Thursday, December 20, 2012

Wow. Not a great week.

Tuesday I had shoulder surgery. I stayed overnight at the hospital.  I don't like hospitals. I don't like nurses who impose "appropriate" controls upon unreasonable patients who wonder why their 8:00 p.m. pills aren't here yet and it's midnight.  Or CNAs who impose "appropriate" controls when the inhalers were brought by the respiratory tech at 2:30, on schedule, but then she got a call and it's 4:00 and the inhalers are due again in 2 more hours so is she coming back or are we just skipping that does?  Dear, she'll be back.  Just relax!

And the pharmacist who apparently doesn't know that you don't absorb calcium properly without Vitamin D so instead of sending that combination, he sent Tums.  Which are calcium, yes, but they have no Vitamin D so they're useless as a calcium supplement.  This guy is a pharmacist for a huge hospital and he doesn't know that?  I'm a consumer and I know that.

There is, in other words, very little respect for patients in hospitals.  I take my medication at 8 and 8, and my inhalers four times a day at the same times every day and I drink probably more water than most people, and its good for me.  And 6 small meals a day have been the standard for hypoglycemia at least since I was 5, but apparently hospitals don't know that so that didn't happen either.

So I'm glad to be home where the pill alarm goes off four times a day, small meals are ready six times a day, and the day starts with a protein drink because, as one gifted doctor put it, if you have hypoglycemia, waking up is an emergency.  I have CNAs coming in am, midday and PM.  AM helps me shower and dress, and makes breakfast for me.  This morning's CNA also repackaged some food for me so I could actually eat it.  I have a vacuum sealer that preserves food nicely but it requires scissors to get the bag open and my hands are not in a position to do that.

So I have a big owie and I don't like those.  But something happened that I like less.

Just on a whim I searched for a nephew of mine.  And there he was, on mugshots.com, that sweet child whose mother was the worst human being ever born.
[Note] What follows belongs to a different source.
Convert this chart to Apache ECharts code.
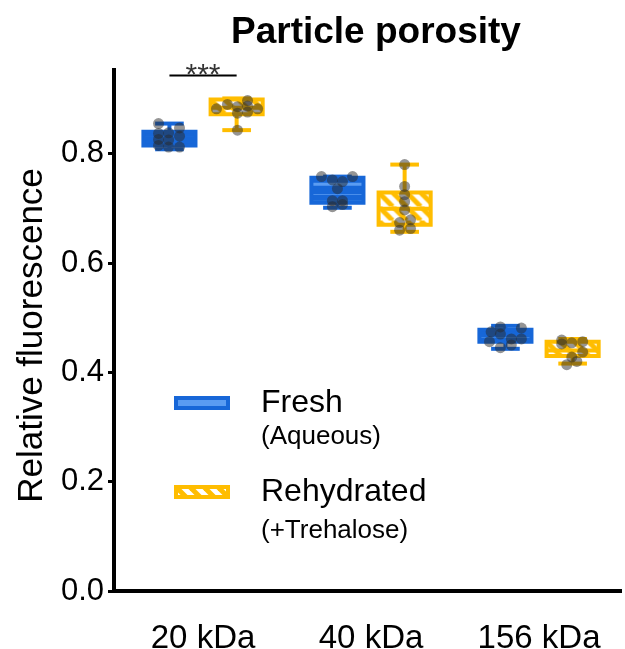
<!DOCTYPE html>
<html>
<head>
<meta charset="utf-8">
<script src="https://cdn.jsdelivr.net/npm/echarts@6/dist/echarts.min.js"></script>
<style>
  html, body { margin: 0; padding: 0; background: #fff; }
  #chart { width: 625px; height: 649px; }
</style>
</head>
<body>
<div id="chart"></div>
<script>
const categories = ['20 kDa', '40 kDa', '156 kDa']
const seriesNames = ['Fresh', 'Rehydrated']
const yTicks = [0, 0.2, 0.4, 0.6, 0.8]

// box stats: [min, Q1, median, Q3, max]
const freshBox = [
  [0.808, 0.815, 0.828, 0.840, 0.855],
  [0.701, 0.710, 0.730, 0.756, 0.758],
  [0.443, 0.456, 0.468, 0.478, 0.485]
]
const rehydratedBox = [
  [0.843, 0.872, 0.884, 0.899, 0.901],
  [0.657, 0.670, 0.699, 0.729, 0.780],
  [0.416, 0.430, 0.440, 0.456, 0.461]
]

// individual points: [jitter, value]
const freshPoints = [
  [[-0.065, 0.855], [0.06, 0.847], [-0.065, 0.837], [-0.005, 0.838], [0.06, 0.832], [-0.065, 0.826], [-0.005, 0.825], [-0.065, 0.815], [-0.005, 0.812], [0.06, 0.812]],
  [[-0.095, 0.758], [-0.03, 0.752], [0.03, 0.749], [0.09, 0.758], [0, 0.736], [-0.03, 0.714], [0.03, 0.714], [-0.03, 0.703], [0.03, 0.707]],
  [[-0.085, 0.474], [-0.03, 0.483], [-0.03, 0.470], [0.095, 0.481], [-0.095, 0.456], [0.035, 0.461], [0.035, 0.450], [-0.03, 0.445], [0.095, 0.461]]
]
const rehydratedPoints = [
  [[-0.12, 0.882], [-0.055, 0.890], [0.005, 0.886], [0.065, 0.897], [0.065, 0.887], [0.065, 0.876], [0.125, 0.882], [0.005, 0.874], [0.005, 0.843]],
  [[0, 0.780], [0, 0.740], [0, 0.725], [0, 0.712], [0, 0.697], [0.035, 0.679], [-0.03, 0.674], [-0.03, 0.660], [0.035, 0.663]],
  [[-0.065, 0.459], [-0.065, 0.452], [-0.005, 0.454], [0.06, 0.456], [0.06, 0.437], [-0.005, 0.428], [0.025, 0.420], [-0.035, 0.414]]
]

// significance bracket between the two 20 kDa boxes
const sigCategory = 0
const sigLevel = 0.943
const sigText = '***'

const BLUE = '#1767d8'
const LIGHT_BLUE = '#5a9cf2'
const YELLOW = '#ffbd00'
const DOT = 'rgba(40,40,40,0.62)'
const FONT = 'Liberation Sans, Arial, sans-serif'
const OFFSET = 0.2
const BOX_W = 0.31

function hLinePattern() {
  const c = document.createElement('canvas')
  c.width = 9
  c.height = 9
  const ctx = c.getContext('2d')
  ctx.fillStyle = BLUE
  ctx.fillRect(0, 0, 9, 9)
  ctx.fillStyle = LIGHT_BLUE
  ctx.fillRect(0, 5, 9, 3)
  return c
}

function diagPattern() {
  const p = 14
  const c = document.createElement('canvas')
  c.width = p
  c.height = p
  const ctx = c.getContext('2d')
  ctx.fillStyle = '#fff'
  ctx.fillRect(0, 0, p, p)
  ctx.strokeStyle = YELLOW
  ctx.lineWidth = 5
  for (let k = -1; k <= 1; k++) {
    ctx.beginPath()
    ctx.moveTo(k * p, 0)
    ctx.lineTo(k * p + p, p)
    ctx.stroke()
  }
  return c
}

const freshFill = { image: hLinePattern(), repeat: 'repeat' }
const rehydFill = { image: diagPattern(), repeat: 'repeat' }

function boxData(stats, shift) {
  return stats.map((s, i) => [i + shift].concat(s))
}

function pointData(groups, shift) {
  const out = []
  groups.forEach((g, i) => g.forEach(p => out.push([i + shift + p[0], p[1]])))
  return out
}

function makeRender(color, fill) {
  return function (params, api) {
    const x = api.value(0)
    const pMin = api.coord([x, api.value(1)])
    const pQ1 = api.coord([x, api.value(2)])
    const pMed = api.coord([x, api.value(3)])
    const pQ3 = api.coord([x, api.value(4)])
    const pMax = api.coord([x, api.value(5)])
    const half = api.size([BOX_W, 0])[0] / 2
    const cap = half * 0.55
    const cx = pMed[0]
    const line = (x1, y1, x2, y2) => ({
      type: 'line',
      shape: { x1, y1, x2, y2 },
      style: { stroke: color, lineWidth: 4 }
    })
    return {
      type: 'group',
      children: [
        line(cx, pMax[1], cx, pQ3[1]),
        line(cx, pQ1[1], cx, pMin[1]),
        line(cx - cap, pMax[1], cx + cap, pMax[1]),
        line(cx - cap, pMin[1], cx + cap, pMin[1]),
        {
          type: 'rect',
          x: cx - half,
          y: pQ3[1],
          shape: { x: 0, y: 0, width: half * 2, height: pQ1[1] - pQ3[1] },
          style: { fill: fill, stroke: color, lineWidth: 4 }
        },
        line(cx - half, pMed[1], cx + half, pMed[1])
      ]
    }
  }
}

const chart = echarts.init(document.getElementById('chart'))

const legendBase = {
  orient: 'vertical',
  icon: 'rect',
  itemWidth: 52,
  itemHeight: 10,
  selectedMode: false,
  left: 169
}

function legendRich(subHeight) {
  return {
    fontFamily: FONT,
    color: '#000',
    rich: {
      sp: { fontSize: 26, lineHeight: subHeight },
      a: { fontSize: 32, lineHeight: 36, padding: [0, 0, 0, 28], fontFamily: FONT, color: '#000' },
      b: { fontSize: 26, lineHeight: subHeight, padding: [0, 0, 0, 28], fontFamily: FONT, color: '#000' }
    }
  }
}

chart.setOption({
  animation: false,
  title: {
    text: 'Particle porosity',
    left: 226,
    top: 9,
    textStyle: { fontFamily: FONT, fontSize: 37, fontWeight: 'bold', color: '#000' }
  },
  grid: { left: 114, right: 5, top: 70, bottom: 58, outerBoundsMode: 'none', containLabel: false },
  legend: [
    Object.assign({}, legendBase, {
      top: 351,
      data: [{ name: 'Fresh', itemStyle: { color: LIGHT_BLUE, borderColor: BLUE, borderWidth: 4 } }],
      formatter: '{sp| }\n{a|Fresh}\n{b|(Aqueous)}',
      textStyle: legendRich(32)
    }),
    Object.assign({}, legendBase, {
      top: 435,
      data: [{ name: 'Rehydrated', itemStyle: { color: rehydFill, borderColor: YELLOW, borderWidth: 4 } }],
      formatter: '{sp| }\n{a|Rehydrated}\n{b|(+Trehalose)}',
      textStyle: legendRich(42)
    })
  ],
  xAxis: {
    type: 'value',
    min: -0.53,
    max: 2.482,
    splitLine: { show: false },
    axisTick: { show: false },
    axisLine: { onZero: false, lineStyle: { color: '#000', width: 4, cap: 'square' } },
    axisLabel: {
      customValues: [0, 1, 2],
      formatter: v => categories[Math.round(v)],
      fontFamily: FONT,
      fontSize: 33,
      color: '#000',
      margin: 31
    }
  },
  yAxis: {
    type: 'value',
    min: 0,
    max: 0.953,
    name: 'Relative fluorescence',
    nameLocation: 'middle',
    nameGap: 60,
    nameTextStyle: { fontFamily: FONT, fontSize: 35, color: '#000', padding: [0, 10, 0, 0] },
    splitLine: { show: false },
    axisLine: { show: true, onZero: false, lineStyle: { color: '#000', width: 4, cap: 'square' } },
    axisTick: { show: true, customValues: yTicks, length: 6, lineStyle: { color: '#000', width: 3 } },
    axisLabel: {
      customValues: yTicks,
      formatter: v => v.toFixed(1),
      fontFamily: FONT,
      fontSize: 31,
      color: '#000',
      margin: 10
    }
  },
  series: [
    {
      name: seriesNames[0],
      type: 'custom',
      renderItem: makeRender(BLUE, freshFill),
      itemStyle: { color: BLUE },
      encode: { x: 0, y: [1, 2, 3, 4, 5] },
      data: boxData(freshBox, -OFFSET),
      z: 2
    },
    {
      name: seriesNames[1],
      type: 'custom',
      renderItem: makeRender(YELLOW, rehydFill),
      itemStyle: { color: YELLOW },
      encode: { x: 0, y: [1, 2, 3, 4, 5] },
      data: boxData(rehydratedBox, OFFSET),
      z: 2
    },
    {
      name: 'freshPts',
      type: 'scatter',
      symbolSize: 11,
      itemStyle: { color: DOT },
      data: pointData(freshPoints, -OFFSET),
      z: 3
    },
    {
      name: 'rehydPts',
      type: 'scatter',
      symbolSize: 11,
      itemStyle: { color: DOT },
      data: pointData(rehydratedPoints, OFFSET),
      z: 3
    },
    {
      name: 'sig',
      type: 'line',
      symbol: 'none',
      lineStyle: { color: '#000', width: 2 },
      data: [[sigCategory - OFFSET, sigLevel], [sigCategory + OFFSET, sigLevel]],
      z: 4
    },
    {
      name: 'sigLabel',
      type: 'scatter',
      symbolSize: 0,
      data: [[sigCategory, sigLevel]],
      label: {
        show: true,
        formatter: sigText,
        position: 'inside',
        offset: [0, 0],
        fontFamily: FONT,
        fontSize: 30,
        color: '#000'
      },
      z: 4
    }
  ]
})
</script>
</body>
</html>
When they arrested her for felony child abuse, one officer, staring in horror at the battered, beaten, bruised and probably dying baby on the floor, asked that sweet nephew's mother, "Lady, how could you do this to a baby?"

And she said, "Hey, Man, no sweat.  You grab him by one leg, swing him around your head a couple times, and then let go."

She'd apparently done that several times.  He lived, though.  That sweet baby lived.

And now he's on mugshots.com.  His face is hard and angry.  He is ill-kept and I can tell you that he has not eaten well in a far too long.  He's on the run.  The charge is breaking and entering.  This a probation violation.   They don't know where he is right now.  But they'll find him.   They always do.  They'll find him in a drunken stupor in an alley, or in a drug induced haze in some stranger's bed.  They will find him.  They will try him.  They will convict him.  And he will go back to prison.  I wonder if his son even knows him.  I wonder if his son's mother cares where he is.

I don't think there are a lot of people who care about Jason.  But there is me.  He won't know that.  He'll never hear it.  But I do.